GIVEN EXERCISE: Exactly retype the opening line of the entries and every line after it, ending with the line that contains "(0,0) rectangle (547,405);". Skip all pictures.

Code that draws figures:
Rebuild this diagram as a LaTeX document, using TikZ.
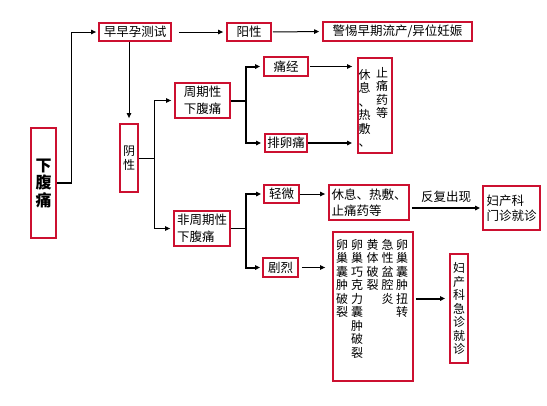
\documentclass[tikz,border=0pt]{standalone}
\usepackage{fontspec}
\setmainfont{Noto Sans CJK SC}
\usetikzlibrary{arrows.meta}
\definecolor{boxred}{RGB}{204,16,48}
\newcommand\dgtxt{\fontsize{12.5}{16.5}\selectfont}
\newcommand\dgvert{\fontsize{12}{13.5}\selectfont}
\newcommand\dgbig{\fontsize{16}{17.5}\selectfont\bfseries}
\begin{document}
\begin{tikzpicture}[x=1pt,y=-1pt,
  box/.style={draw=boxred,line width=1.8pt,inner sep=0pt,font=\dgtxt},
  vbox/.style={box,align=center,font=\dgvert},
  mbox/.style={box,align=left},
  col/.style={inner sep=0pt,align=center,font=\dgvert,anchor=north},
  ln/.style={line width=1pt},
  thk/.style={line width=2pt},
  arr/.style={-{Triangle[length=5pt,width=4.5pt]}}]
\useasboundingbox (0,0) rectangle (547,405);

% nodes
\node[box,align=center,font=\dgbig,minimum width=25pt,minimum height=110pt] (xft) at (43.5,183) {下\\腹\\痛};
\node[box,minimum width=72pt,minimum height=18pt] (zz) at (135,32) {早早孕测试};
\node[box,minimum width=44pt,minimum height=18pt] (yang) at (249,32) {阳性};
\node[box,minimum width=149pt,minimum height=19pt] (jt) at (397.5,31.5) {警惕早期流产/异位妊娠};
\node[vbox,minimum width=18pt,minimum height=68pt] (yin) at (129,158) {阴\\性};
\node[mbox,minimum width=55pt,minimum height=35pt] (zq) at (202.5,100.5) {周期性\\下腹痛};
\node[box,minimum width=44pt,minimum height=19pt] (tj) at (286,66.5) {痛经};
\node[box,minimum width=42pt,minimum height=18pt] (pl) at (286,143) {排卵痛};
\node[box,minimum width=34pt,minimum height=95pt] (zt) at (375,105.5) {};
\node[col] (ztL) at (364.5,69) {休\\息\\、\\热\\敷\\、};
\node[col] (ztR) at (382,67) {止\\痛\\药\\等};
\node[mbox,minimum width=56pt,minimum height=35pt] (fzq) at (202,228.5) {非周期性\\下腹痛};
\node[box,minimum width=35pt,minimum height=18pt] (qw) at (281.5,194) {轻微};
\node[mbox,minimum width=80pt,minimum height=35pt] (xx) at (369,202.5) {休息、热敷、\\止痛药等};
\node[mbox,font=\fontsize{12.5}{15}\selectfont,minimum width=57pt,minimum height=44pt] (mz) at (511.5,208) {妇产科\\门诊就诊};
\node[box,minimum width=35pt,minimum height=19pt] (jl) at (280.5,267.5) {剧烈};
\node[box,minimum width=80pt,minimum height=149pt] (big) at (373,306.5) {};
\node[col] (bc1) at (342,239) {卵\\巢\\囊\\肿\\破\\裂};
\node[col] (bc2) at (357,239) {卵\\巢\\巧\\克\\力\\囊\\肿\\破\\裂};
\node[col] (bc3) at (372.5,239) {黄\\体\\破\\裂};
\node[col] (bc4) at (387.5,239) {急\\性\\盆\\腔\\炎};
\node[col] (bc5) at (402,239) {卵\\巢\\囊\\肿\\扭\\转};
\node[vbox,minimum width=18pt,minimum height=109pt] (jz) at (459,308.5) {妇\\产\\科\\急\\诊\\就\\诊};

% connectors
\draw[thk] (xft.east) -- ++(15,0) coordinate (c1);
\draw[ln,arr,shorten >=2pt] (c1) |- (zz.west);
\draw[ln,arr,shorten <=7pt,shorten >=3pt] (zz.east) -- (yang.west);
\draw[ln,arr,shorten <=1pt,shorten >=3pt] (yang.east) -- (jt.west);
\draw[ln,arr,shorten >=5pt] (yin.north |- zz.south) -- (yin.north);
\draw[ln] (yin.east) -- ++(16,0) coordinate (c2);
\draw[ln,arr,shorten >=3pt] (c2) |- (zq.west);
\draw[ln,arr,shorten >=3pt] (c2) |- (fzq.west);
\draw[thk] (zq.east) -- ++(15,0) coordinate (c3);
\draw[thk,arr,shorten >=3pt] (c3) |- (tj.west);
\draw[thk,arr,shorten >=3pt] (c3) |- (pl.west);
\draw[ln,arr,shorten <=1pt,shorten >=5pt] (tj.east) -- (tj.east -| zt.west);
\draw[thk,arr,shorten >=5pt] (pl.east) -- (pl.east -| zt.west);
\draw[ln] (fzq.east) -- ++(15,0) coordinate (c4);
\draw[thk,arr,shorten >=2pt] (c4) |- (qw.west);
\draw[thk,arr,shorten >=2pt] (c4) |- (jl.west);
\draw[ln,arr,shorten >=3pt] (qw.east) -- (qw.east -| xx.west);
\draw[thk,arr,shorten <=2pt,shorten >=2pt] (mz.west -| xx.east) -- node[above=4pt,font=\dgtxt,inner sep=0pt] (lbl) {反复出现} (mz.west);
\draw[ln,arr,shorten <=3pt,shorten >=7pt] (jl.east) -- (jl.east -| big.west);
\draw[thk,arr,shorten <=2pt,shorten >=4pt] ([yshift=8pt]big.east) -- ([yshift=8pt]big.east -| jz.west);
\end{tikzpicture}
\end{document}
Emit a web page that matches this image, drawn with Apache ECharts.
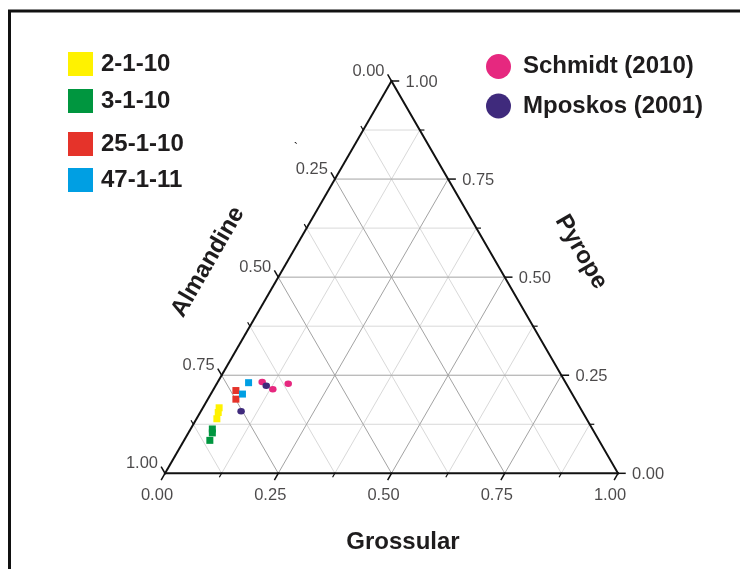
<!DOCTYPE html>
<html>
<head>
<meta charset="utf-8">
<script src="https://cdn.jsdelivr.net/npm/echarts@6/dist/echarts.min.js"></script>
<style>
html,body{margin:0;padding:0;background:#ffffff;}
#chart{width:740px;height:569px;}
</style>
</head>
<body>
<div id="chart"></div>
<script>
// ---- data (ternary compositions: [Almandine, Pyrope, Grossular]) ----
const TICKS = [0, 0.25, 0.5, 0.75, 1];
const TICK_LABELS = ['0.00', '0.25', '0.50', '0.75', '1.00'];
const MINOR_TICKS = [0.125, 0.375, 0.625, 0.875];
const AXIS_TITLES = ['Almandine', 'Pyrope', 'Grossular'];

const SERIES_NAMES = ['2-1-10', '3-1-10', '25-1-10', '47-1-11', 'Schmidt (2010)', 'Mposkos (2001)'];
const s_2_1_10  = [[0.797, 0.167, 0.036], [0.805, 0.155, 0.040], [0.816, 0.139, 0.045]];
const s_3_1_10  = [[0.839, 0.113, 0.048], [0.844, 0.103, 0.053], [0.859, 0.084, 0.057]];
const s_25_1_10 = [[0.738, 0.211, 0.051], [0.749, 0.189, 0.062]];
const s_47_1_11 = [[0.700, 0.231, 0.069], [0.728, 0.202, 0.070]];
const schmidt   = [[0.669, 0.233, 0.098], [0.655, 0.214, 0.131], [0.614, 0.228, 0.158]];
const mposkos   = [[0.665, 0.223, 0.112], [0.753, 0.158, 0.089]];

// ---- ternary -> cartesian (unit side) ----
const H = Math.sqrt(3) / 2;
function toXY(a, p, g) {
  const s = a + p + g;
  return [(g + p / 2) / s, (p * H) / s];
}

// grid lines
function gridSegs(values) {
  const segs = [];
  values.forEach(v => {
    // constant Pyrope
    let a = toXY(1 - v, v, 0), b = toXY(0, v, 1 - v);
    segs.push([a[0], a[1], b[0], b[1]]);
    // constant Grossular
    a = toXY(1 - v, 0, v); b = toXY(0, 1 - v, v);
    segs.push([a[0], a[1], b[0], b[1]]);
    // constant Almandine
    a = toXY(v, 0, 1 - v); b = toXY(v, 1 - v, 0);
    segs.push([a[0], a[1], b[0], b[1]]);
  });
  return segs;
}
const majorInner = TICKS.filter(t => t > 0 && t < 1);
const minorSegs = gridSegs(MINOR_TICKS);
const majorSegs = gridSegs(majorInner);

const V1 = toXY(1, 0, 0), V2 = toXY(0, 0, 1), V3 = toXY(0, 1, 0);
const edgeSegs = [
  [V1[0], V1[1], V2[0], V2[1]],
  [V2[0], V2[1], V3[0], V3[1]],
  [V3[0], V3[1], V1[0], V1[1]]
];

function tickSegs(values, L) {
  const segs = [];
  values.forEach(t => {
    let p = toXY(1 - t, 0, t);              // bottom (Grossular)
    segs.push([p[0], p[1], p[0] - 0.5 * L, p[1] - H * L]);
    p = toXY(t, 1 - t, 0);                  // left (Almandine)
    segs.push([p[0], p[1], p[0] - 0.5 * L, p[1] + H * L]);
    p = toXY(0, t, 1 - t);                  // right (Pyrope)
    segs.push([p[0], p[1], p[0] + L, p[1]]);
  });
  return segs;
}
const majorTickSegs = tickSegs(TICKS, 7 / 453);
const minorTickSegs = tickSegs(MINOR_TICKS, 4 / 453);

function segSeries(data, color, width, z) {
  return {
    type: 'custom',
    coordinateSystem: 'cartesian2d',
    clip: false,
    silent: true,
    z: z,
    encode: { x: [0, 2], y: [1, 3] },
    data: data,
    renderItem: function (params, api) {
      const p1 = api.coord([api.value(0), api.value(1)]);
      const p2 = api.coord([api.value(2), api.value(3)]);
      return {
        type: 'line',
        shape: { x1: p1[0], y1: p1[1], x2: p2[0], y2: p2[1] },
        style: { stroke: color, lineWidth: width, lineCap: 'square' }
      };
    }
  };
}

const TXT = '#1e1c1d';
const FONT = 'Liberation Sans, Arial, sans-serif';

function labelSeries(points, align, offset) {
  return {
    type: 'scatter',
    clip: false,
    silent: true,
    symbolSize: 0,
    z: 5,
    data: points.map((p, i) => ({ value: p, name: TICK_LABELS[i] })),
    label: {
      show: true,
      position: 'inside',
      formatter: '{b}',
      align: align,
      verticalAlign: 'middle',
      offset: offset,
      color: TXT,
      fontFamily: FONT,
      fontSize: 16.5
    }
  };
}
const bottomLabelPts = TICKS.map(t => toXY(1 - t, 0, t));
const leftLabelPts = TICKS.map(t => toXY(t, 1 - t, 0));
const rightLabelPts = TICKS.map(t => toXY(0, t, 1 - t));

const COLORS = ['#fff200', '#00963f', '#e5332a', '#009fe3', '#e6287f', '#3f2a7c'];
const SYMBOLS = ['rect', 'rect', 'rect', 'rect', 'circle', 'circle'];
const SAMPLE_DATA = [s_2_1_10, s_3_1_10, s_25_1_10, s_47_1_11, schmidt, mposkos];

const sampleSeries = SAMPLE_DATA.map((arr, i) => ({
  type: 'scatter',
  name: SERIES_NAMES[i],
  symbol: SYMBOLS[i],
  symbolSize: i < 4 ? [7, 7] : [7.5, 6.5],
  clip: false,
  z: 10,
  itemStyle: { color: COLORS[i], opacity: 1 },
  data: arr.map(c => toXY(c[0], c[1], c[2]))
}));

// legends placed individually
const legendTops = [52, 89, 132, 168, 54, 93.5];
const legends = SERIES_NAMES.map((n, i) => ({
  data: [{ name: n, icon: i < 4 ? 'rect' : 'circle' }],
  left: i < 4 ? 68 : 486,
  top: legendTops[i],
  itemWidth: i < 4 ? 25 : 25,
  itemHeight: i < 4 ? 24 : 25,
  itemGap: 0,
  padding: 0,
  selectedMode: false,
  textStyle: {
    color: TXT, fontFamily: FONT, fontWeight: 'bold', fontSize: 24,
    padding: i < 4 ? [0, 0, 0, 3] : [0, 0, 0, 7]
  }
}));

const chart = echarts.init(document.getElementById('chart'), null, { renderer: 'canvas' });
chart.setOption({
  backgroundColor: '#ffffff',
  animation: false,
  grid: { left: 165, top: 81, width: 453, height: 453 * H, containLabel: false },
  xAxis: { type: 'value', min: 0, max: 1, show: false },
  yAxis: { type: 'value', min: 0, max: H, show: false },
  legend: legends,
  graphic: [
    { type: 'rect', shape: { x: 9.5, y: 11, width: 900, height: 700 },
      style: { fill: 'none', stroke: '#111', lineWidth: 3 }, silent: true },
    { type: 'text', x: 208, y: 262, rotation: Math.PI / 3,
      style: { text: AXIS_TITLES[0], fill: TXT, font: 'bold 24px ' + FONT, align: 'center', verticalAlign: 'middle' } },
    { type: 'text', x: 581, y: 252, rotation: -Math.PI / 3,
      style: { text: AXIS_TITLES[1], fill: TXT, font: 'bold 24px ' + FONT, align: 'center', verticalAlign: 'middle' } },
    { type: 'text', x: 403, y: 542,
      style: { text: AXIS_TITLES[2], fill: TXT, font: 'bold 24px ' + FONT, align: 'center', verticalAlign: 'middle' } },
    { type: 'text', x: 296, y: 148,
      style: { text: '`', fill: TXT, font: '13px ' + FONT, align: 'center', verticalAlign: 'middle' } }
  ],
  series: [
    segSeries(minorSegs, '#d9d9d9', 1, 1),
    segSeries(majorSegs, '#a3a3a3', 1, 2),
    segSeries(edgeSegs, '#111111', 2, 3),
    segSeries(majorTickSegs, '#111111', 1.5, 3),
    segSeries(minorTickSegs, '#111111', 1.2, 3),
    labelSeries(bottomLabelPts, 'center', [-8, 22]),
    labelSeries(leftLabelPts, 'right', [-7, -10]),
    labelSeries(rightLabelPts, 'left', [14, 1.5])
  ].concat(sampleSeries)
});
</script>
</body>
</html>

EXERCISE OUTPUT:
Rebuild this diagram as a LaTeX document, using TikZ.
\documentclass[tikz,border=0pt]{standalone}
\usepackage{fontspec}
\setmainfont{Noto Sans CJK SC}
\usetikzlibrary{arrows.meta}
\definecolor{boxred}{RGB}{204,16,48}
\newcommand\dgtxt{\fontsize{12.5}{16.5}\selectfont}
\newcommand\dgvert{\fontsize{12}{13.5}\selectfont}
\newcommand\dgbig{\fontsize{16}{17.5}\selectfont\bfseries}
\begin{document}
\begin{tikzpicture}[x=1pt,y=-1pt,
  box/.style={draw=boxred,line width=1.8pt,inner sep=0pt,font=\dgtxt},
  vbox/.style={box,align=center,font=\dgvert},
  mbox/.style={box,align=left},
  col/.style={inner sep=0pt,align=center,font=\dgvert,anchor=north},
  ln/.style={line width=1pt},
  thk/.style={line width=2pt},
  arr/.style={-{Triangle[length=5pt,width=4.5pt]}}]
\useasboundingbox (0,0) rectangle (547,405);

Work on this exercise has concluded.